Product Context
Anthropic is reviewing the API design for a high-traffic Claude inference service used by both developers on the Anthropic API and internal surfaces such as the Claude app. The service must route requests across multiple model variants, enforce policy checks, and return low-latency responses while supporting rapid model iteration.
Scale
| Signal | Value |
|---|
| DAU | 25M across API customers + Claude app |
| Peak request QPS | 180K requests/sec |
| Streaming response share | 70% of requests |
| Supported model variants | 12 active Claude SKUs |
| Prompt + context tokens/day | 45T tokens/day |
| p99 time-to-first-token budget | 900ms |
| p99 end-to-end budget (non-streaming) | 4.5s |
Assume the current API design is roughly: Client -> API Gateway -> Auth/Quota -> Request Router -> Safety/Policy -> Prompt Cache -> Model Selection -> Inference Workers -> Post-processing -> Logging/Billing.
Task
Review this design and explain where you expect it to break first as traffic grows and model/product complexity increases.
- Clarify the functional and non-functional requirements for the inference service.

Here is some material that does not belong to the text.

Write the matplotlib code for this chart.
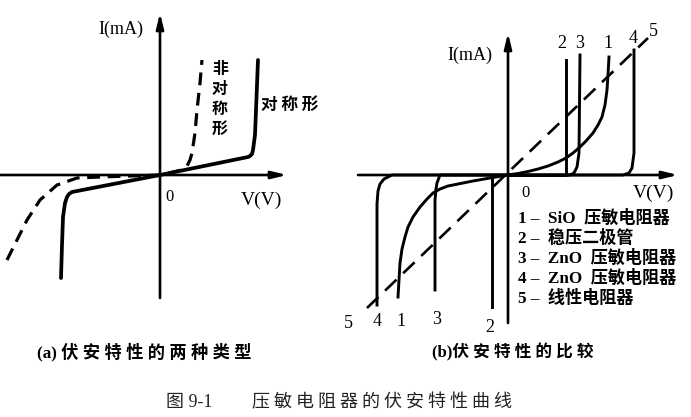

- Size the system and identify the likely bottlenecks across admission control, routing, feature lookup, model serving, and logging.
- Propose an end-to-end architecture, including any retrieval/routing/ranking stages for model selection and fallback.
- Define the online vs batch components: what must happen synchronously per request vs asynchronously.
- Describe how you would evaluate the system offline and online, including quality, latency, cost, and safety metrics.
- Identify the top failure modes, especially feature drift, training-serving skew, hot keys, overload, and degraded dependencies.
Constraints
- Must support both streaming and non-streaming responses.
- Some enterprise customers require regional data residency and audit logs.
- Prompt caching can reduce cost materially, but cache misses are common for long-tail workloads.
- Router decisions may use customer tier, prompt metadata, historical latency, and task-type classifiers.
- Cost matters: average serving cost must stay under $0.012/request blended across models.